Sue Ann Koay is a Dicke Fellow in the Physics department, who came to Princeton after graduating from the University of California Santa Barbara. She started graduate school on a String Theory track, but ventured into experimental physics in hopes of collecting data fundamental to the testing of such lofty descriptions of the universe.
The Large Hadron Collider (LHC) at CERN, Switzerland, is the highest energy particle collider built to date. It is designed to be a discovery machine, capable of simultaneously probing broad swaths of initial states times phase spaces for reactions not predicted by the Standard Model (SM) of particle physics. Unlike the discoveries of the top quark and Higgs boson however, searches for Beyond Standard Model (BSM) physics have much less theoretical guidance in terms of what exactly to look for and/or rule out -- or too much, depending on how one looks at it. Astrophysical evidence for the existence of non-baryonic, particulate dark matter (DM) is thus one of the biggest clues an agnostic high energy physicist might have, and has inspired a large program of searches for production of DM candidates at the LHC. Sue Ann has been involved in such searches at the Compact Muon Solenoid experiment since before it first took data at the novel center-of-mass energy of 7 TeV in 2010.

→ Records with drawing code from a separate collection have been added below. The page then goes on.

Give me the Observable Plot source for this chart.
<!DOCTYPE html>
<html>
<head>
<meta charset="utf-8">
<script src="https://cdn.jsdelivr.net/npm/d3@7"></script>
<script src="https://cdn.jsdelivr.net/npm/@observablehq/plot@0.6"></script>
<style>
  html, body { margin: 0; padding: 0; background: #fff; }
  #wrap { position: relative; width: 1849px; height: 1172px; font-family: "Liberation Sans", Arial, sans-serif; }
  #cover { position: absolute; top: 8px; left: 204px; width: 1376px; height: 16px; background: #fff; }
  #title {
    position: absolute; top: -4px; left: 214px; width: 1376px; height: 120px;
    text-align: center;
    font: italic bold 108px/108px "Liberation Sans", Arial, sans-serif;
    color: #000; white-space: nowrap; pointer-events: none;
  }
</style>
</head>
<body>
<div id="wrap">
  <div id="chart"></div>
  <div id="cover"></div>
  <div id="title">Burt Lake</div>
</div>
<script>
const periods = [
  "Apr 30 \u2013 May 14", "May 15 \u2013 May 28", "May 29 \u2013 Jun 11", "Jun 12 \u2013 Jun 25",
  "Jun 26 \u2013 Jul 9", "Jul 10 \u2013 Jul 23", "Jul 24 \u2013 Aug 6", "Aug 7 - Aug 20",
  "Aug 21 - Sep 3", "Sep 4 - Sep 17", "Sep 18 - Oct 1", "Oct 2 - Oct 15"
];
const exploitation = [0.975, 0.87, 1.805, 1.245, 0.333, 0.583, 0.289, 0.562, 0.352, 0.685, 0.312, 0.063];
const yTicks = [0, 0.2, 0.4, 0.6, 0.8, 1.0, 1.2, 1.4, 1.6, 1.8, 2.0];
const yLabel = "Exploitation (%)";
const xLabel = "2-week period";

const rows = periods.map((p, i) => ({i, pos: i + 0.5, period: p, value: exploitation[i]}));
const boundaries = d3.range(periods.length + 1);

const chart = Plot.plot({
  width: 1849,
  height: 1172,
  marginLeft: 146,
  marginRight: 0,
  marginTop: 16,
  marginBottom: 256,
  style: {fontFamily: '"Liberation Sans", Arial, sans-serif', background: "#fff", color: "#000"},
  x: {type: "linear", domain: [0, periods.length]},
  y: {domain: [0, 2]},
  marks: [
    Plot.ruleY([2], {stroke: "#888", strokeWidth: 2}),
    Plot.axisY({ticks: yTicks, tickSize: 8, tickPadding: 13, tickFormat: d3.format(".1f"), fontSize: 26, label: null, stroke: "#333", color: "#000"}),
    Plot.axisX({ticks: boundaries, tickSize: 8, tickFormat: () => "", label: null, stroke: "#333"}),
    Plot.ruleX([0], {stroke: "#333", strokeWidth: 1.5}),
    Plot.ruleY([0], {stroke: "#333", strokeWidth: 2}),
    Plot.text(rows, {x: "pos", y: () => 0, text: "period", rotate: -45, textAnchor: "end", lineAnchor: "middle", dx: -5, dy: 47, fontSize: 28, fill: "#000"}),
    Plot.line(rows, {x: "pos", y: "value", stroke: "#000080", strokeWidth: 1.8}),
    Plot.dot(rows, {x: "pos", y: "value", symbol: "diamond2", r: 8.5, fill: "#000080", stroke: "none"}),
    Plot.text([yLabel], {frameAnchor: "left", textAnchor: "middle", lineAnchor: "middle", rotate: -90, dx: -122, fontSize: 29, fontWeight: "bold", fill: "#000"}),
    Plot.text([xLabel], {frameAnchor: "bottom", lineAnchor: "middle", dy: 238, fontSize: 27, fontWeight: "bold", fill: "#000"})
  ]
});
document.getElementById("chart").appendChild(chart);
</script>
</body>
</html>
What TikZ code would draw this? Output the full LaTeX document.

When trolling for unknown species in an ocean of fish, the game is to cast as many nets, as widely as possible. For DM production some of the most generic signatures expected in proton-proton collisions have final states consisting of only jets and apparent missing transverse momentum -- the latter from DM candidates, which leave no detector footprint. Such signatures are regarded as the most difficult to control, being highly sensitive to resolution and mismeasurement effects, as well as theoretical models of jet fragmentation. They are nevertheless some of the largest targets for BSM physics, and jet activity itself yields a rich phenomenology to be exploited for distinguishing new physics from SM backgrounds. Sue Ann’s studies in this area range from jet/missing momentum triggers, resolution and jet flavor identification, to ultra-high efficiency electron/muon/tau lepton identification techniques. Her latest work includes design of a novel jet- and top quark decay reconstruction technique so sensitive that the Standard Model (SM) associated production of top quark pairs plus a Z boson, more than 1000 times smaller in cross-section than top quark pair production, is a dominant background in a search for stop squark production. Beyond Supersymmetry, this tool can be used to measure highly collimated splittings of gluons to quark pairs, and also resolve events with multiple top quark production and decays, relevant to both Higgs boson production as well as never-before measured SM processes like the simultaneous production of four top quarks.
In the present LHC shut down, Sue Ann has also ventured into neuroscience, where hardware and analysis techniques prevalent in high energy physics may find useful applications. In particular, present advances in semiconductor and micro-fabrication technology should permit the design of a fast, single-photon imaging device totaling no more than about 1mm3 in size, which can be implanted entirely in the tissue to be imaged. Such a device can be promising for minimally invasive imaging of freely moving animals, possibly in previously inaccessible locations, and (with two devices) correlated activity in disparate regions of the brain.